*. This could have been so good.
*. In the first place, James Wan was back doing an original horror film after what felt like a dull (if profitable) hiatus directing franchise crap like Aquaman and Furious 7. I’m not a huge fan of the Insidious and Conjuring movies, but they were at least the work of someone who understood suspense, and they were effective entertainments for the most part.
*. Second: the main genre inspiration for Malignant is Italian giallo, and particularly its later decadent phase, which I’m a big fan of. It made me think primarily of Dario Argento’s Trauma, which is the only late Argento movie that I really love. It doesn’t have any of Argento’s sense of style, but the plot captures the wild, over-the-top giallo madness of Trauma. The first full reveal of the Gabriel puppet had me grinning ear to ear, as did the size of the giant hospital on the top of the cliff. Suddenly the fact that Madison was living alone in a mansion that size in Seattle fit (even if it never made sense).
*. But then things started going wrong. Yes, Wan was back, but he didn’t seem interested in being scary. Lights flicker and things go bump in the night, and the usual bag of tricks is drawn from, like a fast-moving figure seen darting across the screen behind someone. But there were no decent set-piece suspense sequences, and finally Wan just went with revealing the victims’ bodies. Nor was there much shock value. Instead, the murders were only gouts of CGI splatter that didn’t do anything for me.
*. Then the giallo aspects were overtaken by what can only be described as a case of superheroitis. The bloodbath in the police station was ridiculous and over-the-top to be sure, but in a stupid way. And the adult Gabriel just isn’t very convincing, only seeming like a rather stiff mask. Some more thought needed to go into the design here, and less on choreographing fight scenes with lots of cable work.
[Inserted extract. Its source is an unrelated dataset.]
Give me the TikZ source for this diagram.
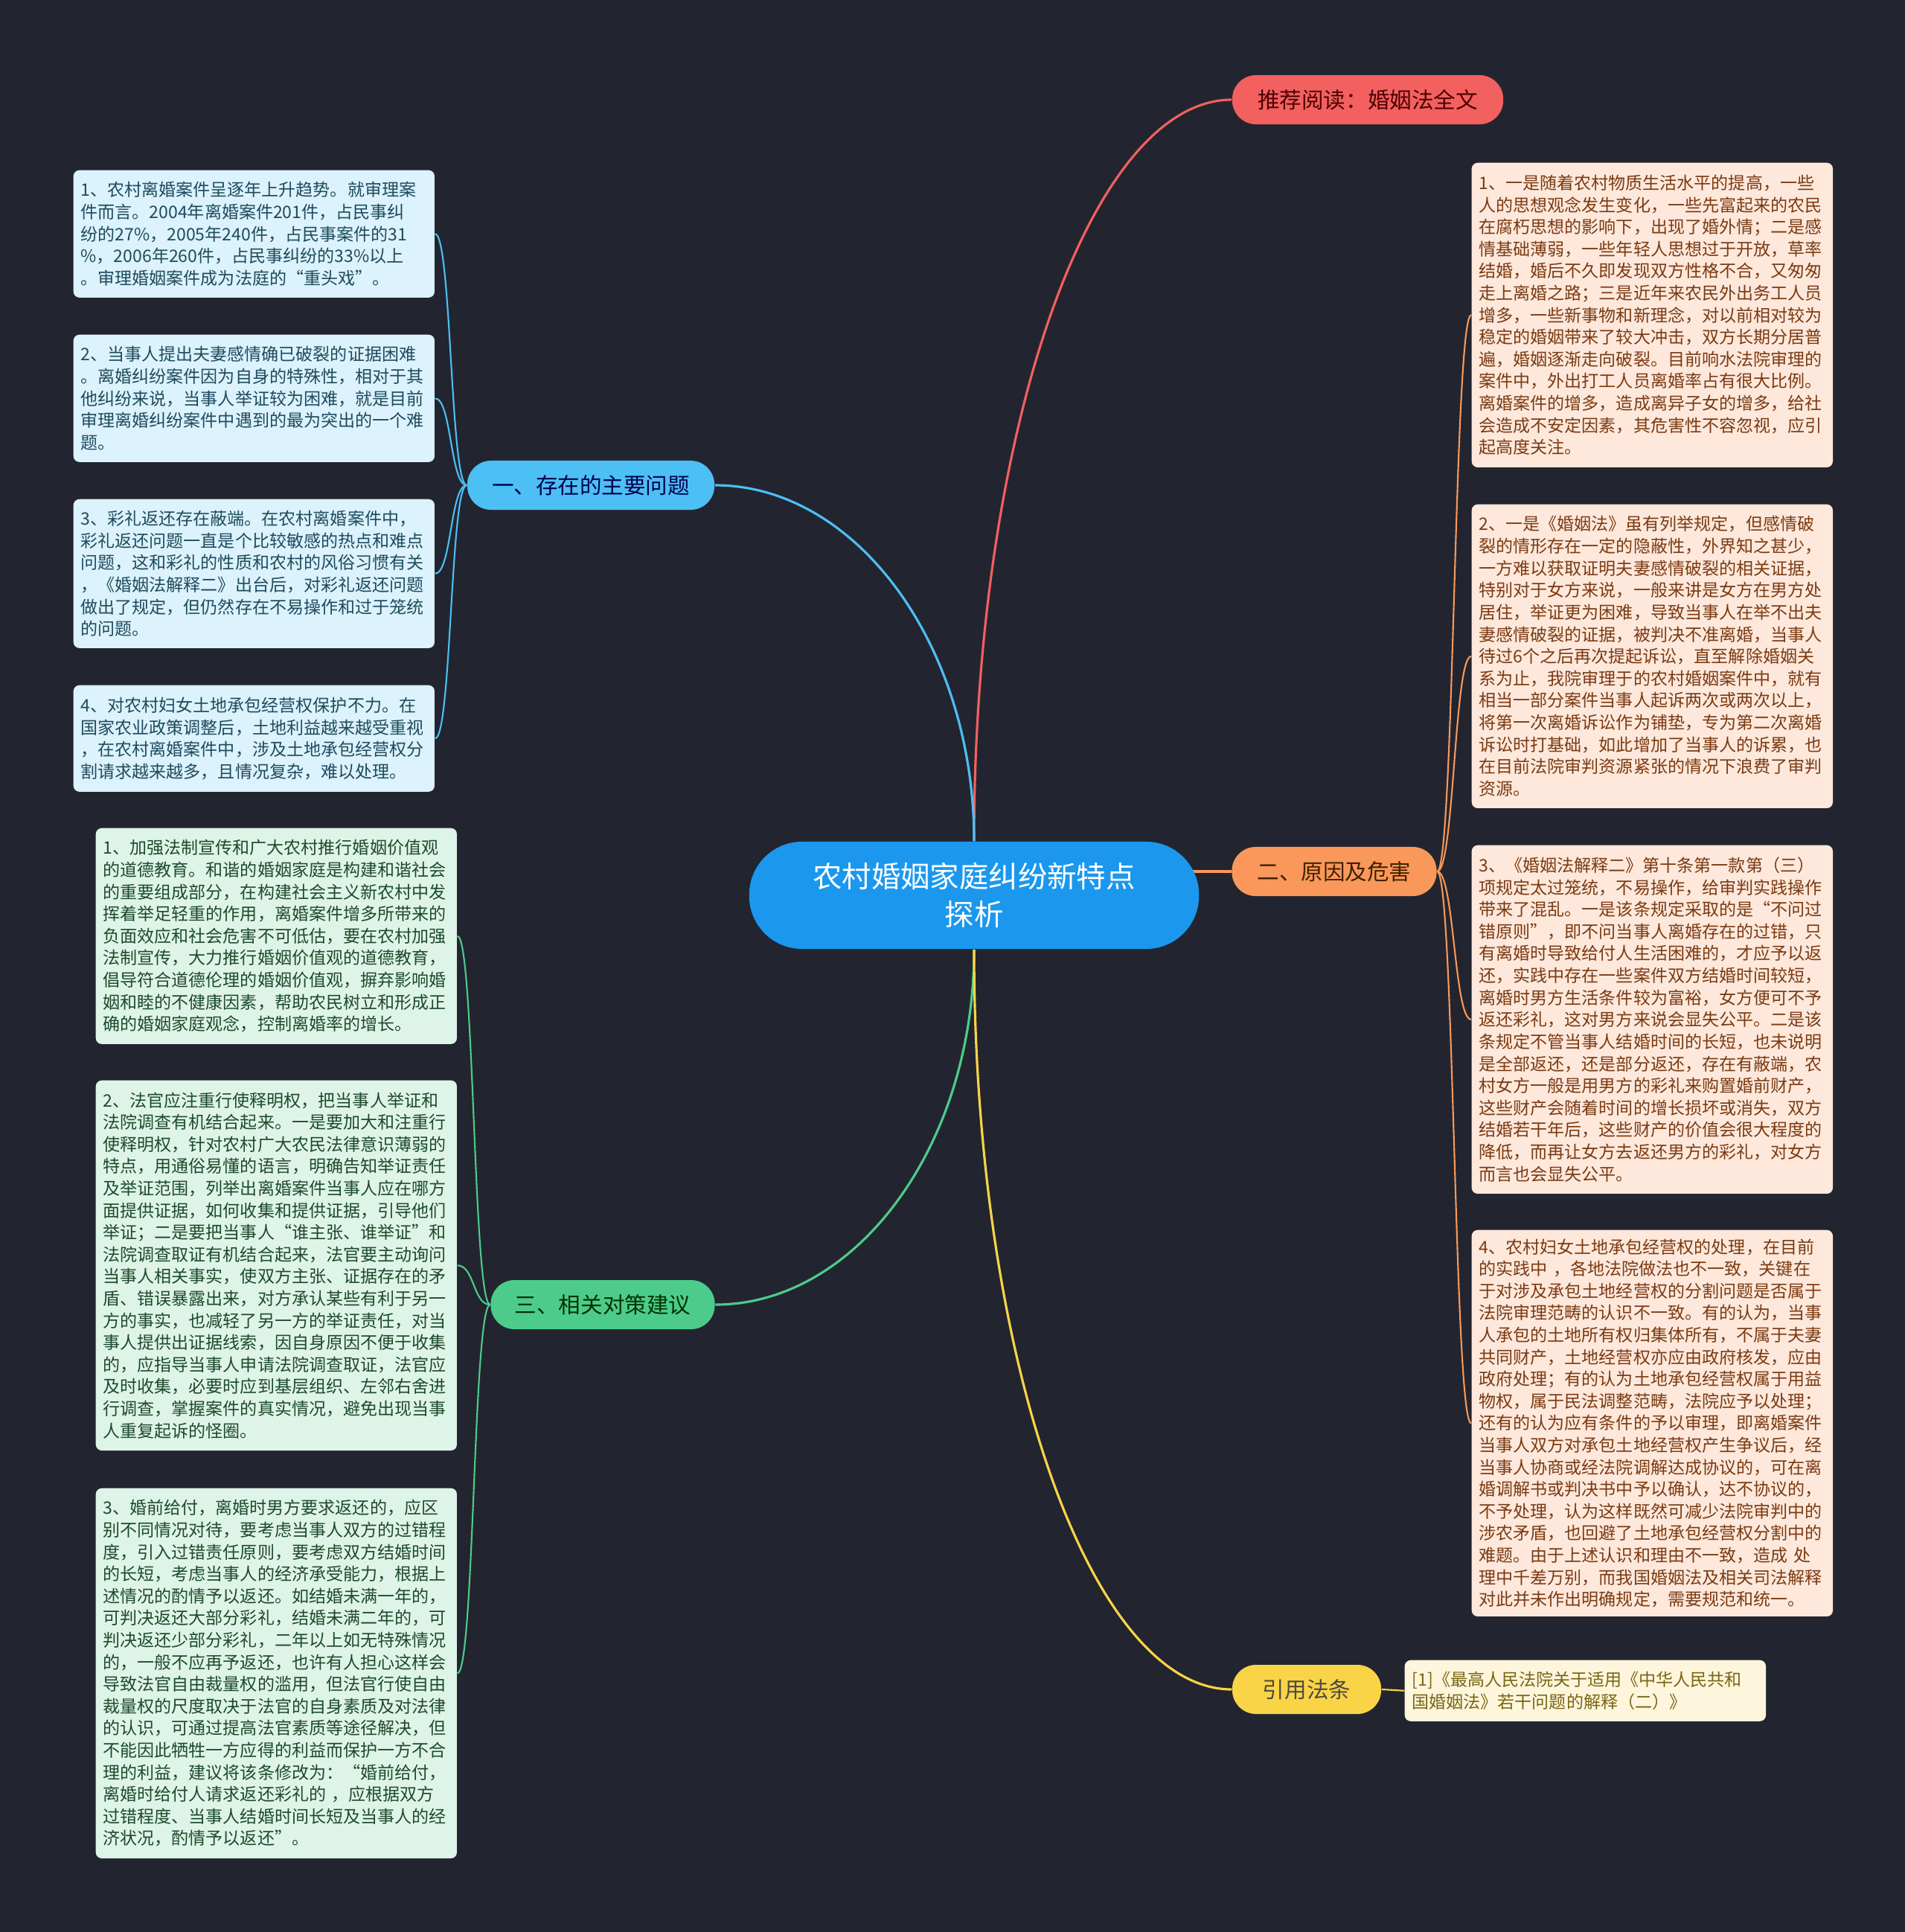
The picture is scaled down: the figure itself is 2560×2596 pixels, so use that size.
\documentclass[tikz,border=0pt]{standalone}
\usepackage{fontspec}
\setmainfont{Noto Sans CJK SC}
\definecolor{bgdark}{HTML}{22252F}
\definecolor{topicblue}{HTML}{1B98EE}
\definecolor{redline}{HTML}{F2605F}
\definecolor{blueline}{HTML}{4CBFF5}
\definecolor{orangeline}{HTML}{F9985A}
\definecolor{greenline}{HTML}{4DCB8B}
\definecolor{yellowline}{HTML}{FAD447}
\definecolor{bluefill}{HTML}{DCF2FC}
\definecolor{bluetext}{HTML}{1E4B5E}
\definecolor{greenfill}{HTML}{DFF4E8}
\definecolor{greentext}{HTML}{1D4A2C}
\definecolor{peachfill}{HTML}{FDE8DB}
\definecolor{peachtext}{HTML}{7B3A12}
\definecolor{creamfill}{HTML}{FDF6DD}
\definecolor{creamtext}{HTML}{7A6512}
\pgfdeclarelayer{back}
\pgfdeclarelayer{links}
\pgfsetlayers{back,links,main}

\begin{document}
\begin{tikzpicture}[x=0.01cm, y=-0.01cm,
  topic/.style={fill=topicblue, rounded corners=0.71cm, minimum width=6.04cm, minimum height=1.44cm, text=white, align=center, font=\fontsize{11.2pt}{14.5pt}\selectfont},
  branch/.style={rounded corners=0.32cm, minimum height=0.66cm, inner xsep=0.3cm, font=\fontsize{8.4pt}{10pt}\selectfont},
  leaf/.style={anchor=north west, rounded corners=0.08cm, text width=4.65cm, inner xsep=0.1cm, align=left, font=\fontsize{6.55pt}{8.42pt}\selectfont},
  bluenote/.style={leaf, fill=bluefill, text=bluetext},
  greennote/.style={leaf, fill=greenfill, text=greentext},
  peachnote/.style={leaf, fill=peachfill, text=peachtext},
  creamnote/.style={leaf, fill=creamfill, text=creamtext},
  link/.style={line width=0.9pt},
  twig/.style={line width=0.6pt}]

  \begin{pgfonlayer}{back}
    \fill[bgdark] (0,0) rectangle (2560,2596);
  \end{pgfonlayer}
  \useasboundingbox (0,0) rectangle (2560,2596);

  \node[topic] (root) at (1309,1203) {农村婚姻家庭纠纷新特点\\探析};

  \node[branch, fill=redline, text=red!30!black, minimum width=3.64cm] (tuijian) at (1838,134) {推荐阅读：婚姻法全文};
  \node[branch, fill=blueline, text=blue!30!black, minimum width=3.32cm] (wenti) at (794,652) {一、存在的主要问题};
  \node[branch, fill=orangeline, text=orange!25!black, minimum width=2.75cm] (yuanyin) at (1793,1171) {二、原因及危害};
  \node[branch, fill=greenline, text=green!20!black, minimum width=3.01cm] (duice) at (810,1753) {三、相关对策建议};
  \node[branch, fill=yellowline, text=yellow!20!black, minimum width=2.00cm] (fatiao) at (1756,2270) {引用法条};

  \node[bluenote, minimum height=1.71cm] (wenti1) at (98,228) {1、农村离婚案件呈逐年上升趋势。就审理案\\件而言。2004年离婚案件201件，占民事纠\\纷的27\%，2005年240件，占民事案件的31\\\%，2006年260件，占民事纠纷的33\%以上\\。审理婚姻案件成为法庭的“重头戏”。};
  \node[bluenote, minimum height=1.71cm] (wenti2) at (98,449) {2、当事人提出夫妻感情确已破裂的证据困难\\。离婚纠纷案件因为自身的特殊性，相对于其\\他纠纷来说，当事人举证较为困难，就是目前\\审理离婚纠纷案件中遇到的最为突出的一个难\\题。};
  \node[bluenote, minimum height=2.00cm] (wenti3) at (98,670) {3、彩礼返还存在蔽端。在农村离婚案件中，\\彩礼返还问题一直是个比较敏感的热点和难点\\问题，这和彩礼的性质和农村的风俗习惯有关\\，《婚姻法解释二》出台后，对彩礼返还问题\\做出了规定，但仍然存在不易操作和过于笼统\\的问题。};
  \node[bluenote, minimum height=1.43cm] (wenti4) at (98,920) {4、对农村妇女土地承包经营权保护不力。在\\国家农业政策调整后，土地利益越来越受重视\\，在农村离婚案件中，涉及土地承包经营权分\\割请求越来越多，且情况复杂，难以处理。};

  \node[greennote, minimum height=2.90cm] (duice1) at (128,1112) {1、加强法制宣传和广大农村推行婚姻价值观\\的道德教育。和谐的婚姻家庭是构建和谐社会\\的重要组成部分，在构建社会主义新农村中发\\挥着举足轻重的作用，离婚案件增多所带来的\\负面效应和社会危害不可低估，要在农村加强\\法制宣传，大力推行婚姻价值观的道德教育，\\倡导符合道德伦理的婚姻价值观，摒弃影响婚\\姻和睦的不健康因素，帮助农民树立和形成正\\确的婚姻家庭观念，控制离婚率的增长。};
  \node[greennote, minimum height=4.97cm] (duice2) at (128,1451) {2、法官应注重行使释明权，把当事人举证和\\法院调查有机结合起来。一是要加大和注重行\\使释明权，针对农村广大农民法律意识薄弱的\\特点，用通俗易懂的语言，明确告知举证责任\\及举证范围，列举出离婚案件当事人应在哪方\\面提供证据，如何收集和提供证据，引导他们\\举证；二是要把当事人“谁主张、谁举证”和\\法院调查取证有机结合起来，法官要主动询问\\当事人相关事实，使双方主张、证据存在的矛\\盾、错误暴露出来，对方承认某些有利于另一\\方的事实，也减轻了另一方的举证责任，对当\\事人提供出证据线索，因自身原因不便于收集\\的，应指导当事人申请法院调查取证，法官应\\及时收集，必要时应到基层组织、左邻右舍进\\行调查，掌握案件的真实情况，避免出现当事\\人重复起诉的怪圈。};
  \node[greennote, minimum height=4.97cm] (duice3) at (128,1999) {3、婚前给付，离婚时男方要求返还的，应区\\别不同情况对待，要考虑当事人双方的过错程\\度，引入过错责任原则，要考虑双方结婚时间\\的长短，考虑当事人的经济承受能力，根据上\\述情况的酌情予以返还。如结婚未满一年的，\\可判决返还大部分彩礼，结婚未满二年的，可\\判决返还少部分彩礼，二年以上如无特殊情况\\的，一般不应再予返还，也许有人担心这样会\\导致法官自由裁量权的滥用，但法官行使自由\\裁量权的尺度取决于法官的自身素质及对法律\\的认识，可通过提高法官素质等途径解决，但\\不能因此牺牲一方应得的利益而保护一方不合\\理的利益，建议将该条修改为：“婚前给付，\\离婚时给付人请求返还彩礼的 ，应根据双方\\过错程度、当事人结婚时间长短及当事人的经\\济状况，酌情予以返还”。};

  \node[peachnote, minimum height=4.09cm] (yuanyin1) at (1977,218) {1、一是随着农村物质生活水平的提高，一些\\人的思想观念发生变化，一些先富起来的农民\\在腐朽思想的影响下，出现了婚外情；二是感\\情基础薄弱，一些年轻人思想过于开放，草率\\结婚，婚后不久即发现双方性格不合，又匆匆\\走上离婚之路；三是近年来农民外出务工人员\\增多，一些新事物和新理念，对以前相对较为\\稳定的婚姻带来了较大冲击，双方长期分居普\\遍，婚姻逐渐走向破裂。目前响水法院审理的\\案件中，外出打工人员离婚率占有很大比例。\\离婚案件的增多，造成离异子女的增多，给社\\会造成不安定因素，其危害性不容忽视，应引\\起高度关注。};
  \node[peachnote, minimum height=4.08cm] (yuanyin2) at (1977,677) {2、一是《婚姻法》虽有列举规定，但感情破\\裂的情形存在一定的隐蔽性，外界知之甚少，\\一方难以获取证明夫妻感情破裂的相关证据，\\特别对于女方来说，一般来讲是女方在男方处\\居住，举证更为困难，导致当事人在举不出夫\\妻感情破裂的证据，被判决不准离婚，当事人\\待过6个之后再次提起诉讼，直至解除婚姻关\\系为止，我院审理于的农村婚姻案件中，就有\\相当一部分案件当事人起诉两次或两次以上，\\将第一次离婚诉讼作为铺垫，专为第二次离婚\\诉讼时打基础，如此增加了当事人的诉累，也\\在目前法院审判资源紧张的情况下浪费了审判\\资源。};
  \node[peachnote, minimum height=4.68cm] (yuanyin3) at (1977,1135) {3、《婚姻法解释二》第十条第一款第（三）\\项规定太过笼统，不易操作，给审判实践操作\\带来了混乱。一是该条规定采取的是“不问过\\错原则”，即不问当事人离婚存在的过错，只\\有离婚时导致给付人生活困难的，才应予以返\\还，实践中存在一些案件双方结婚时间较短，\\离婚时男方生活条件较为富裕，女方便可不予\\返还彩礼，这对男方来说会显失公平。二是该\\条规定不管当事人结婚时间的长短，也未说明\\是全部返还，还是部分返还，存在有蔽端，农\\村女方一般是用男方的彩礼来购置婚前财产，\\这些财产会随着时间的增长损坏或消失，双方\\结婚若干年后，这些财产的价值会很大程度的\\降低，而再让女方去返还男方的彩礼，对女方\\而言也会显失公平。};
  \node[peachnote, minimum height=5.18cm] (yuanyin4) at (1977,1652) {4、农村妇女土地承包经营权的处理，在目前\\的实践中 ，各地法院做法也不一致，关键在\\于对涉及承包土地经营权的分割问题是否属于\\法院审理范畴的认识不一致。有的认为，当事\\人承包的土地所有权归集体所有，不属于夫妻\\共同财产，土地经营权亦应由政府核发，应由\\政府处理；有的认为土地承包经营权属于用益\\物权，属于民法调整范畴，法院应予以处理；\\还有的认为应有条件的予以审理，即离婚案件\\当事人双方对承包土地经营权产生争议后，经\\当事人协商或经法院调解达成协议的，可在离\\婚调解书或判决书中予以确认，达不协议的，\\不予处理，认为这样既然可减少法院审判中的\\涉农矛盾，也回避了土地承包经营权分割中的\\难题。由于上述认识和理由不一致，造成 处\\理中千差万别，而我国婚姻法及相关司法解释\\对此并未作出明确规定，需要规范和统一。};

  \node[creamnote, minimum height=0.82cm] (fatiao1) at (1887,2230) {[1]《最高人民法院关于适用《中华人民共和\\国婚姻法》若干问题的解释（二）》};

  \begin{pgfonlayer}{links}
    \draw[link, redline] (root.north) .. controls +(0,-550) and +(-190,0) .. (tuijian.west);
    \draw[link, blueline] (root.north) .. controls +(0,-263) and +(190,0) .. (wenti.east);
    \draw[link, orangeline] (yuanyin.west) -- ([xshift=-0.1cm]yuanyin.west -| root.east);
    \draw[link, greenline] (root.south) .. controls +(0,263) and +(190,0) .. (duice.east);
    \draw[link, yellowline] (root.south) .. controls +(0,550) and +(-190,0) .. (fatiao.west);
    \foreach \n in {1,...,4}
      \draw[twig, blueline] (wenti.west) .. controls +(-22,0) and +(22,0) .. (wenti\n.east);
    \foreach \n in {1,...,4}
      \draw[twig, orangeline] (yuanyin.east) .. controls +(23,0) and +(-23,0) .. (yuanyin\n.west);
    \foreach \n in {1,...,3}
      \draw[twig, greenline] (duice.west) .. controls +(-23,0) and +(23,0) .. (duice\n.east);
    \draw[twig, yellowline] (fatiao.east) -- (fatiao1.west);
  \end{pgfonlayer}
\end{tikzpicture}
\end{document}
*. Perhaps the whole thing was meant less as an homage than as a joke. In either case I felt it to be a waste. The basic premise is great. Annabelle Wallis is well cast as the woman past the edge of a nervous breakdown. The plot point that gives us the first big twist (the crash through the ceiling) was terrific, and took me totally by surprise. But then everything just went to hell. And I don’t mean that in a good way.